→ **Provided material**:
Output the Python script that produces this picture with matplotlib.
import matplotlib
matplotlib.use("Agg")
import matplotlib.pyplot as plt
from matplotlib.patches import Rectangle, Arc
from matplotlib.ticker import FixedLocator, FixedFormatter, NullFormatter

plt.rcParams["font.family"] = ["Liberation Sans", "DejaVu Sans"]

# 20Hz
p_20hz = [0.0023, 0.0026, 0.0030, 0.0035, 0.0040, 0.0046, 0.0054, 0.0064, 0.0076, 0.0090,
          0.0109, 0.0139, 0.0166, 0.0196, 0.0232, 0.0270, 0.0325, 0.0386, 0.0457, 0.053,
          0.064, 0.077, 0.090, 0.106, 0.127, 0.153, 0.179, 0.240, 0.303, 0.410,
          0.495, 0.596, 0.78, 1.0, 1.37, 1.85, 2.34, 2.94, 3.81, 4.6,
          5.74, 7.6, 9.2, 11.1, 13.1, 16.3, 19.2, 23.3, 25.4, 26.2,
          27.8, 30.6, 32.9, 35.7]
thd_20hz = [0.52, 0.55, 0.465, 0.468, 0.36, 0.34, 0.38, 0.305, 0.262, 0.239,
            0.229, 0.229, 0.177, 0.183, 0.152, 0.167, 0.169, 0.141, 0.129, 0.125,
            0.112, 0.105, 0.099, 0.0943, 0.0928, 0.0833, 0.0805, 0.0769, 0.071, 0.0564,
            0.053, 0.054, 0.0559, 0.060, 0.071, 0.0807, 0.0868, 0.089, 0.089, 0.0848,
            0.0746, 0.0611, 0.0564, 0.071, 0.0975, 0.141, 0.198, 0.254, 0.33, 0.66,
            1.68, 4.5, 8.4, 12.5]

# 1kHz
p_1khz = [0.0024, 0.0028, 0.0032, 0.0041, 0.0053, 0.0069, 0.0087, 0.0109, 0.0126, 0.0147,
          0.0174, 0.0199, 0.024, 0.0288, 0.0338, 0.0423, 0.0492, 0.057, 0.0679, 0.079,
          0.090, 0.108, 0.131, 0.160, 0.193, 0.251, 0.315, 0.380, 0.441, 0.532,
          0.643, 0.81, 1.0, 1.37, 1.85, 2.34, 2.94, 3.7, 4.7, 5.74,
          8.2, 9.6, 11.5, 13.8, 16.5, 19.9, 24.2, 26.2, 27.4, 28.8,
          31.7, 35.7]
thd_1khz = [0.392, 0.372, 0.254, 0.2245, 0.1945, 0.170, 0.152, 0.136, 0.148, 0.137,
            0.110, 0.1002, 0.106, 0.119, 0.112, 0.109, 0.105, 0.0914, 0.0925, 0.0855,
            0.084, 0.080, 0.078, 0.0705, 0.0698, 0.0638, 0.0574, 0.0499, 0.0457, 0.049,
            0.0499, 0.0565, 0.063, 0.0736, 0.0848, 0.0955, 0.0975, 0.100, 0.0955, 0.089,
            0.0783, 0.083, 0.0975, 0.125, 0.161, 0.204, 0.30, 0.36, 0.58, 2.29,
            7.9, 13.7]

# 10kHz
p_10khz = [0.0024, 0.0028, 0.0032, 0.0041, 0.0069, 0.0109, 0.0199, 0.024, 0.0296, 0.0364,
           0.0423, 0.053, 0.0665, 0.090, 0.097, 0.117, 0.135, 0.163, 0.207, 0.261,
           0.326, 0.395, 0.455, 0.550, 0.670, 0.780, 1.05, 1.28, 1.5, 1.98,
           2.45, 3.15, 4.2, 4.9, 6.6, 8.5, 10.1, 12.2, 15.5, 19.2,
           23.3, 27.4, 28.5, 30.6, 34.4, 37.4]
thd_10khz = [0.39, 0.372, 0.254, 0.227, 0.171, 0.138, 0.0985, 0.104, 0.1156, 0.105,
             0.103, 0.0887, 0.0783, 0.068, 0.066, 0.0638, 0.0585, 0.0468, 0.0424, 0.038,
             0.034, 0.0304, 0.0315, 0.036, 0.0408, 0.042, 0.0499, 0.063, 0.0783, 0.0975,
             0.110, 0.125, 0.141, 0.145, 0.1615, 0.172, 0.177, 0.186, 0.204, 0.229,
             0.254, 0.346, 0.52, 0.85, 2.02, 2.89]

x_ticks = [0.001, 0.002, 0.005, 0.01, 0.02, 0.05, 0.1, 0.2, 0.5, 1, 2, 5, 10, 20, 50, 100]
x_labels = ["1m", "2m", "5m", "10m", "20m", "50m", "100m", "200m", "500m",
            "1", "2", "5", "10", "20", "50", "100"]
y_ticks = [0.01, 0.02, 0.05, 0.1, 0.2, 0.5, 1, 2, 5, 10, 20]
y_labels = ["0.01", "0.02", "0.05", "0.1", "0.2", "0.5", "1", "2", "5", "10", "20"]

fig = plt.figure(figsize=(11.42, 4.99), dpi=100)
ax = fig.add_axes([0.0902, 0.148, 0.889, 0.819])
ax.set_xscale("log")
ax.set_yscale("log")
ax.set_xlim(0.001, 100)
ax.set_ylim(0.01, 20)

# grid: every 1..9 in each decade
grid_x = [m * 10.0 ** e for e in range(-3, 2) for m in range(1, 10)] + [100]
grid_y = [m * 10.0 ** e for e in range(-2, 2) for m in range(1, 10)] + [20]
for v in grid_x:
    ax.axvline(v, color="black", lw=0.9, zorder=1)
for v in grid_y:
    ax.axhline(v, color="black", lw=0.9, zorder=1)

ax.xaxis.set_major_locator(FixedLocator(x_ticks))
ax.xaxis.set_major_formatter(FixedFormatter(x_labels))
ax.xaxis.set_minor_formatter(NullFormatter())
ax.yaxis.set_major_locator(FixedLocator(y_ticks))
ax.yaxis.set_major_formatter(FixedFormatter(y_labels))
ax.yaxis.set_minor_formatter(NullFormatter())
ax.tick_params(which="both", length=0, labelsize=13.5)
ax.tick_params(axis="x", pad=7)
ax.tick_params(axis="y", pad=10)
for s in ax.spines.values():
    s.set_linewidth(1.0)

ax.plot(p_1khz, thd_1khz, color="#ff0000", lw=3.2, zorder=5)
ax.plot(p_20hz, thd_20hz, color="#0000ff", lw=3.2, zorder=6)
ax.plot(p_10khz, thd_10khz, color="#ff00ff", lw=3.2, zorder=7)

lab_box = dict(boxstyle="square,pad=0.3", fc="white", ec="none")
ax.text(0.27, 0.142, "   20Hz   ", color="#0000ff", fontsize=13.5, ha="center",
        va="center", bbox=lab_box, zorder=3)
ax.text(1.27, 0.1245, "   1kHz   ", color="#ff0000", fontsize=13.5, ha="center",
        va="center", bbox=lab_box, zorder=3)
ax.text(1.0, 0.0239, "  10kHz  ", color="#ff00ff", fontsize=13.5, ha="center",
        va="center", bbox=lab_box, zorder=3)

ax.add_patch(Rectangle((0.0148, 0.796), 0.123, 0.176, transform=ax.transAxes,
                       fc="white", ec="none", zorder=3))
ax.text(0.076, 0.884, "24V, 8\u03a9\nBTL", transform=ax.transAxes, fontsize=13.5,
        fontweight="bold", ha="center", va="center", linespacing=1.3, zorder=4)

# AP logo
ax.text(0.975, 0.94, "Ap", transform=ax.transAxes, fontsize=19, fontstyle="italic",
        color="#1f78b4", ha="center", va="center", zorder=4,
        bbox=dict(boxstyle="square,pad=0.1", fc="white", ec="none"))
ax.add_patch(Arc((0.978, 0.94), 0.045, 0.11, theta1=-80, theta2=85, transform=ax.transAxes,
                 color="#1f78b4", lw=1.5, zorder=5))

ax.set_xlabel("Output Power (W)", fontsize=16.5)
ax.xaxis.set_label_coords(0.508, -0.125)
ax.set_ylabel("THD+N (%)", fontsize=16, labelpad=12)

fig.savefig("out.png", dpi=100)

→ **Exercise requirements**:
Copy the material above verbatim.

→ **Solution**:
Output the Python script that produces this picture with matplotlib.
import matplotlib
matplotlib.use("Agg")
import matplotlib.pyplot as plt
from matplotlib.patches import Rectangle, Arc
from matplotlib.ticker import FixedLocator, FixedFormatter, NullFormatter

plt.rcParams["font.family"] = ["Liberation Sans", "DejaVu Sans"]

# 20Hz
p_20hz = [0.0023, 0.0026, 0.0030, 0.0035, 0.0040, 0.0046, 0.0054, 0.0064, 0.0076, 0.0090,
          0.0109, 0.0139, 0.0166, 0.0196, 0.0232, 0.0270, 0.0325, 0.0386, 0.0457, 0.053,
          0.064, 0.077, 0.090, 0.106, 0.127, 0.153, 0.179, 0.240, 0.303, 0.410,
          0.495, 0.596, 0.78, 1.0, 1.37, 1.85, 2.34, 2.94, 3.81, 4.6,
          5.74, 7.6, 9.2, 11.1, 13.1, 16.3, 19.2, 23.3, 25.4, 26.2,
          27.8, 30.6, 32.9, 35.7]
thd_20hz = [0.52, 0.55, 0.465, 0.468, 0.36, 0.34, 0.38, 0.305, 0.262, 0.239,
            0.229, 0.229, 0.177, 0.183, 0.152, 0.167, 0.169, 0.141, 0.129, 0.125,
            0.112, 0.105, 0.099, 0.0943, 0.0928, 0.0833, 0.0805, 0.0769, 0.071, 0.0564,
            0.053, 0.054, 0.0559, 0.060, 0.071, 0.0807, 0.0868, 0.089, 0.089, 0.0848,
            0.0746, 0.0611, 0.0564, 0.071, 0.0975, 0.141, 0.198, 0.254, 0.33, 0.66,
            1.68, 4.5, 8.4, 12.5]

# 1kHz
p_1khz = [0.0024, 0.0028, 0.0032, 0.0041, 0.0053, 0.0069, 0.0087, 0.0109, 0.0126, 0.0147,
          0.0174, 0.0199, 0.024, 0.0288, 0.0338, 0.0423, 0.0492, 0.057, 0.0679, 0.079,
          0.090, 0.108, 0.131, 0.160, 0.193, 0.251, 0.315, 0.380, 0.441, 0.532,
          0.643, 0.81, 1.0, 1.37, 1.85, 2.34, 2.94, 3.7, 4.7, 5.74,
          8.2, 9.6, 11.5, 13.8, 16.5, 19.9, 24.2, 26.2, 27.4, 28.8,
          31.7, 35.7]
thd_1khz = [0.392, 0.372, 0.254, 0.2245, 0.1945, 0.170, 0.152, 0.136, 0.148, 0.137,
            0.110, 0.1002, 0.106, 0.119, 0.112, 0.109, 0.105, 0.0914, 0.0925, 0.0855,
            0.084, 0.080, 0.078, 0.0705, 0.0698, 0.0638, 0.0574, 0.0499, 0.0457, 0.049,
            0.0499, 0.0565, 0.063, 0.0736, 0.0848, 0.0955, 0.0975, 0.100, 0.0955, 0.089,
            0.0783, 0.083, 0.0975, 0.125, 0.161, 0.204, 0.30, 0.36, 0.58, 2.29,
            7.9, 13.7]

# 10kHz
p_10khz = [0.0024, 0.0028, 0.0032, 0.0041, 0.0069, 0.0109, 0.0199, 0.024, 0.0296, 0.0364,
           0.0423, 0.053, 0.0665, 0.090, 0.097, 0.117, 0.135, 0.163, 0.207, 0.261,
           0.326, 0.395, 0.455, 0.550, 0.670, 0.780, 1.05, 1.28, 1.5, 1.98,
           2.45, 3.15, 4.2, 4.9, 6.6, 8.5, 10.1, 12.2, 15.5, 19.2,
           23.3, 27.4, 28.5, 30.6, 34.4, 37.4]
thd_10khz = [0.39, 0.372, 0.254, 0.227, 0.171, 0.138, 0.0985, 0.104, 0.1156, 0.105,
             0.103, 0.0887, 0.0783, 0.068, 0.066, 0.0638, 0.0585, 0.0468, 0.0424, 0.038,
             0.034, 0.0304, 0.0315, 0.036, 0.0408, 0.042, 0.0499, 0.063, 0.0783, 0.0975,
             0.110, 0.125, 0.141, 0.145, 0.1615, 0.172, 0.177, 0.186, 0.204, 0.229,
             0.254, 0.346, 0.52, 0.85, 2.02, 2.89]

x_ticks = [0.001, 0.002, 0.005, 0.01, 0.02, 0.05, 0.1, 0.2, 0.5, 1, 2, 5, 10, 20, 50, 100]
x_labels = ["1m", "2m", "5m", "10m", "20m", "50m", "100m", "200m", "500m",
            "1", "2", "5", "10", "20", "50", "100"]
y_ticks = [0.01, 0.02, 0.05, 0.1, 0.2, 0.5, 1, 2, 5, 10, 20]
y_labels = ["0.01", "0.02", "0.05", "0.1", "0.2", "0.5", "1", "2", "5", "10", "20"]

fig = plt.figure(figsize=(11.42, 4.99), dpi=100)
ax = fig.add_axes([0.0902, 0.148, 0.889, 0.819])
ax.set_xscale("log")
ax.set_yscale("log")
ax.set_xlim(0.001, 100)
ax.set_ylim(0.01, 20)

# grid: every 1..9 in each decade
grid_x = [m * 10.0 ** e for e in range(-3, 2) for m in range(1, 10)] + [100]
grid_y = [m * 10.0 ** e for e in range(-2, 2) for m in range(1, 10)] + [20]
for v in grid_x:
    ax.axvline(v, color="black", lw=0.9, zorder=1)
for v in grid_y:
    ax.axhline(v, color="black", lw=0.9, zorder=1)

ax.xaxis.set_major_locator(FixedLocator(x_ticks))
ax.xaxis.set_major_formatter(FixedFormatter(x_labels))
ax.xaxis.set_minor_formatter(NullFormatter())
ax.yaxis.set_major_locator(FixedLocator(y_ticks))
ax.yaxis.set_major_formatter(FixedFormatter(y_labels))
ax.yaxis.set_minor_formatter(NullFormatter())
ax.tick_params(which="both", length=0, labelsize=13.5)
ax.tick_params(axis="x", pad=7)
ax.tick_params(axis="y", pad=10)
for s in ax.spines.values():
    s.set_linewidth(1.0)

ax.plot(p_1khz, thd_1khz, color="#ff0000", lw=3.2, zorder=5)
ax.plot(p_20hz, thd_20hz, color="#0000ff", lw=3.2, zorder=6)
ax.plot(p_10khz, thd_10khz, color="#ff00ff", lw=3.2, zorder=7)

lab_box = dict(boxstyle="square,pad=0.3", fc="white", ec="none")
ax.text(0.27, 0.142, "   20Hz   ", color="#0000ff", fontsize=13.5, ha="center",
        va="center", bbox=lab_box, zorder=3)
ax.text(1.27, 0.1245, "   1kHz   ", color="#ff0000", fontsize=13.5, ha="center",
        va="center", bbox=lab_box, zorder=3)
ax.text(1.0, 0.0239, "  10kHz  ", color="#ff00ff", fontsize=13.5, ha="center",
        va="center", bbox=lab_box, zorder=3)

ax.add_patch(Rectangle((0.0148, 0.796), 0.123, 0.176, transform=ax.transAxes,
                       fc="white", ec="none", zorder=3))
ax.text(0.076, 0.884, "24V, 8\u03a9\nBTL", transform=ax.transAxes, fontsize=13.5,
        fontweight="bold", ha="center", va="center", linespacing=1.3, zorder=4)

# AP logo
ax.text(0.975, 0.94, "Ap", transform=ax.transAxes, fontsize=19, fontstyle="italic",
        color="#1f78b4", ha="center", va="center", zorder=4,
        bbox=dict(boxstyle="square,pad=0.1", fc="white", ec="none"))
ax.add_patch(Arc((0.978, 0.94), 0.045, 0.11, theta1=-80, theta2=85, transform=ax.transAxes,
                 color="#1f78b4", lw=1.5, zorder=5))

ax.set_xlabel("Output Power (W)", fontsize=16.5)
ax.xaxis.set_label_coords(0.508, -0.125)
ax.set_ylabel("THD+N (%)", fontsize=16, labelpad=12)

fig.savefig("out.png", dpi=100)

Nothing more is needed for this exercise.